- Directions -
The line holding "R, B, G, K = '#FF0000', '#0070C0', '#00B050', '#000000'" is the last one to output; start at the first line of the data, keep every line in between exactly, and leave out pictures.

- Data shown -
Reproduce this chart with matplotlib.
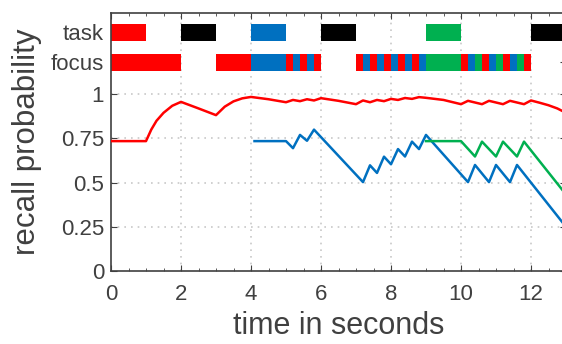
import numpy as np
import matplotlib
matplotlib.use("Agg")
import matplotlib.pyplot as plt

plt.rcParams['font.family'] = ['Liberation Sans', 'DejaVu Sans']

# colours of the four states
R, B, G, K = '#FF0000', '#0070C0', '#00B050', '#000000'

# task bar: start, end, colour
task_start = [0, 2, 4, 6, 9, 12]
task_end = [1, 3, 5, 7, 10, 13]
task_col = [R, K, B, K, G, K]

# focus bar: start, end, colour
focus_start = [0, 3, 4, 5.0, 5.2, 5.4, 5.6, 5.8,
               7.0, 7.2, 7.4, 7.6, 7.8, 8.0, 8.2, 8.4, 8.6, 8.8, 9,
               10.0, 10.2, 10.4, 10.6, 10.8, 11.0, 11.2, 11.4, 11.6, 11.8]
focus_end = [2, 4, 5, 5.2, 5.4, 5.6, 5.8, 6.0,
             7.2, 7.4, 7.6, 7.8, 8.0, 8.2, 8.4, 8.6, 8.8, 9.0, 10,
             10.2, 10.4, 10.6, 10.8, 11.0, 11.2, 11.4, 11.6, 11.8, 12.0]
focus_col = [R, R, B, R, B, R, B, R,
             R, B, R, B, R, B, R, B, R, B, G,
             R, B, G, R, B, G, R, B, G, R]

# recall probability curves
red_t = [0, 1, 1.15, 1.3, 1.5, 1.75, 2, 2.5, 3, 3.25, 3.5, 3.75, 4, 4.5, 5, 5.2, 5.4, 5.6, 5.8, 6,
         6.5, 7, 7.2, 7.4, 7.6, 7.8, 8, 8.2, 8.4, 8.6, 8.8, 9, 9.5, 10, 10.2, 10.6, 10.8,
         11.2, 11.4, 11.8, 12, 12.25, 12.5, 12.75, 13]
red_p = [.735, .735, .8, .85, .895, .935, .957, .92, .882, .93, .96, .977, .985, .972, .955, .968,
         .961, .972, .965, .978, .963, .944, .965, .955, .968, .961, .974, .968, .979, .974,
         .984, .98, .968, .944, .963, .944, .963, .944, .963, .944, .965, .952, .938, .92, .895]

blue_t = [4.1, 5, 5.2, 5.4, 5.6, 5.8, 7.2, 7.4, 7.6, 7.8, 8, 8.2, 8.4, 8.6, 8.8, 9,
          10.2, 10.4, 10.8, 11, 11.4, 11.6, 13]
blue_p = [.735, .735, .695, .77, .737, .80, .503, .598, .555, .647, .604, .69, .648, .732,
          .69, .77, .503, .60, .503, .60, .503, .60, .25]

green_t = [9, 10, 10.4, 10.6, 11, 11.2, 11.6, 11.8, 13]
green_p = [.735, .735, .648, .732, .648, .732, .648, .732, .433]

task_y, focus_y = 1.35, 1.182
bar_h = 0.097
yticks = [0, 0.25, 0.5, 0.75, 1, focus_y, task_y]
ylabels = ['0', '0.25', '0.5', '0.75', '1', 'focus', 'task']

fig = plt.figure(figsize=(5.62, 3.44), dpi=100)
ax = fig.add_axes([111 / 562, 73 / 344, 455 / 562, 258 / 344])

gc = '#404040'
for v in [0.25, 0.5, 0.75, 1]:
    ax.axhline(v, color='#c8c8c8', ls=(0, (1, 3)), lw=1.2, zorder=0)
for v in [2, 4, 6, 8, 10, 12]:
    ax.axvline(v, color='#c8c8c8', ls=(0, (1, 3)), lw=1.2, zorder=0)

for s, e, c in zip(task_start, task_end, task_col):
    ax.barh(task_y, e - s, left=s, height=bar_h, color=c, lw=0, zorder=2)
for s, e, c in zip(focus_start, focus_end, focus_col):
    ax.barh(focus_y, e - s, left=s, height=bar_h, color=c, lw=0, zorder=2)

ax.plot(red_t, red_p, color=R, lw=1.8, zorder=3)
ax.plot(blue_t, blue_p, color=B, lw=1.8, zorder=3)
ax.plot(green_t, green_p, color=G, lw=1.8, zorder=3)

ax.set_xlim(0, 13)
ax.set_ylim(0, 1.46)
ax.set_xticks([0, 2, 4, 6, 8, 10, 12])
ax.set_xticks(np.arange(0, 13.1, 0.5), minor=True)
ax.set_yticks(yticks)
ax.set_yticklabels(ylabels)
ax.tick_params(axis='both', which='major', direction='in', labelsize=16,
               colors=gc, length=4, top=True, right=True)
ax.tick_params(axis='y', which='major', pad=5)
ax.tick_params(axis='x', which='major', pad=9)
ax.tick_params(axis='x', which='minor', direction='in', length=2, top=True, colors=gc)
for sp in ax.spines.values():
    sp.set_color(gc)
    sp.set_linewidth(1.2)

ax.set_xlabel('time in seconds', fontsize=22, color=gc, labelpad=5)
ax.set_ylabel('recall probability', fontsize=22.5, color=gc, labelpad=6)

fig.savefig('out.png', dpi=100)
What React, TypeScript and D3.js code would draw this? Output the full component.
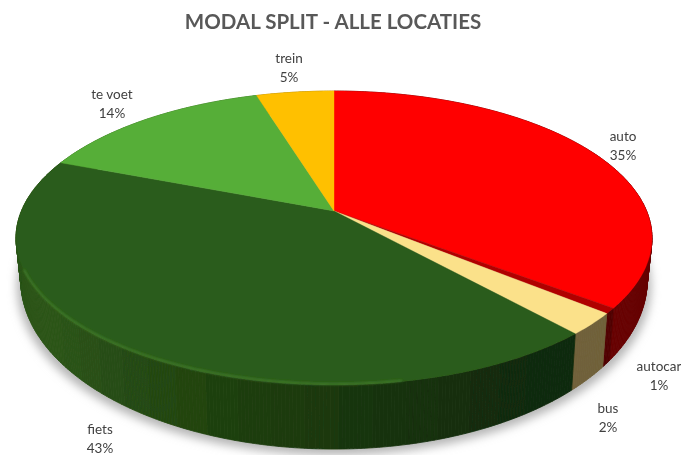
import React from "react";
import * as d3 from "d3";

const categories = ["auto", "autocar", "bus", "fiets", "te voet", "trein"];
const values = [35.4, 0.6, 2.4, 42.5, 14.4, 4.7];
const percentLabels = ["35%", "1%", "2%", "43%", "14%", "5%"];
const topColors = ["#ff0000", "#b00000", "#fbe18a", "#2a5c1a", "#57ae38", "#ffc000"];
const wallLeft = ["#7a0000", "#5a0000", "#85744a", "#2b5416", "#3d7a26", "#b38600"];
const wallRight = ["#660000", "#500000", "#6e5f38", "#11290a", "#3d7a26", "#b38600"];
const labelX = [623, 659, 608, 100, 112, 289];
const labelY = [137, 367, 409, 430, 95, 59];

const W = 681, H = 455;
const APEX = { x: 334, y: 211 };
const R = 312.6, K = 142, P = 0.1837;
const WALL_A = 1.15, WALL_B = 38, WALL_SX = 0.985;

const project = (a: number) => {
  const u = Math.sin(a), v = Math.cos(a), w = 1 + P * v;
  return { x: (u * R) / w, y: (-v * K) / w };
};
const topPt = (a: number): [number, number] => {
  const p = project(a);
  return [APEX.x + p.x, APEX.y + p.y];
};
const lowPt = (a: number): [number, number] => {
  const p = project(a);
  return [APEX.x + p.x * WALL_SX, APEX.y + p.y * WALL_A + WALL_B];
};
const line = d3.line();
const angles = (a0: number, a1: number) => {
  const n = Math.max(2, Math.ceil((a1 - a0) / 0.01));
  return d3.range(n + 1).map((i) => a0 + ((a1 - a0) * i) / n);
};

const pie = d3.pie<number>().sort(null).startAngle(0).endAngle(2 * Math.PI);
const arcs = pie(values);
const xT = d3.scaleLinear().domain([16, 651]).range([0, 1]).clamp(true);
const xFiets = d3.scalePow().exponent(0.6).domain([70, 540]).range([0, 1]).clamp(true);

export default function App() {
  const full = angles(0, 2 * Math.PI);
  const shadowPath = line(full.map((a) => {
    const [x, y] = lowPt(a);
    return [APEX.x + (x - APEX.x) * 1.012, y + 6] as [number, number];
  })) + "Z";

  const walls: React.ReactNode[] = [];
  arcs.forEach((s, i) => {
    const as = angles(s.startAngle, s.endAngle);
    for (let k = 0; k < as.length - 1; k++) {
      const a0 = as[k], a1 = as[k + 1];
      const [xm] = topPt((a0 + a1) / 2);
      // visible bands in the source's wall shading
      const band = Math.floor(k / 9) * 9;
      const [xb] = topPt(as[Math.min(band, as.length - 1)]);
      const t = i === 3 ? xFiets(xb) : xT(xm);
      const c = d3.interpolateRgb(wallLeft[i], wallRight[i])(t);
      const pts = [topPt(a0), topPt(a1), lowPt(a1), lowPt(a0)] as [number, number][];
      walls.push(<path key={`${i}-${k}`} d={line(pts) + "Z"} fill={c} stroke={c} strokeWidth={0.8} />);
    }
  });

  const wedge = (a0: number, a1: number) =>
    line([[APEX.x, APEX.y], ...angles(a0, a1).map(topPt)] as [number, number][]) + "Z";

  const fiets = arcs[3];
  const rim = line(angles(fiets.startAngle + 0.55, fiets.startAngle + 1.9).map((a) => {
    const [x, y] = topPt(a);
    return [x, y - 1] as [number, number];
  }));

  return (
    <svg width={W} height={H} viewBox={`0 0 ${W} ${H}`}
      style={{ position: "absolute", left: 0, top: 0, background: "#fff" }}>
      <defs>
        <filter id="soft" x="-5%" y="-5%" width="110%" height="110%"><feGaussianBlur stdDeviation="0.6" /></filter>
        <filter id="shadow" x="-10%" y="-10%" width="120%" height="120%"><feGaussianBlur stdDeviation="5" /></filter>
        <filter id="rim" x="-5%" y="-5%" width="110%" height="110%"><feGaussianBlur stdDeviation="1" /></filter>
        <filter id="txt" x="-5%" y="-20%" width="110%" height="140%"><feGaussianBlur stdDeviation="0.45" /></filter>
      </defs>
      <path d={shadowPath} fill="#b5b5b5" filter="url(#shadow)" />
      <g filter="url(#soft)">
        {walls}
        {arcs.map((s, i) => (
          <path key={categories[i]} d={wedge(s.startAngle, s.endAngle)} fill={topColors[i]} stroke={topColors[i]} strokeWidth={0.4} />
        ))}
        <path d={rim ?? ""} fill="none" stroke="#4f8f33" strokeOpacity={0.75} strokeWidth={1.6} filter="url(#rim)" />
      </g>
      <g filter="url(#txt)" fontFamily="Lato, sans-serif" textAnchor="middle">
        <text x={333} y={29} fontSize={20.5} fontWeight={700} fill="#595959">MODAL SPLIT - ALLE LOCATIES</text>
        {categories.map((c, i) => (
          <g key={c} fontSize={13.5} fill="#404040">
            <text x={labelX[i]} y={labelY[i] + 4}>{c}</text>
            <text x={labelX[i]} y={labelY[i] + 23}>{percentLabels[i]}</text>
          </g>
        ))}
      </g>
    </svg>
  );
}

- Reply to the task -
Reproduce this chart with matplotlib.
import numpy as np
import matplotlib
matplotlib.use("Agg")
import matplotlib.pyplot as plt

plt.rcParams['font.family'] = ['Liberation Sans', 'DejaVu Sans']

# colours of the four states
R, B, G, K = '#FF0000', '#0070C0', '#00B050', '#000000'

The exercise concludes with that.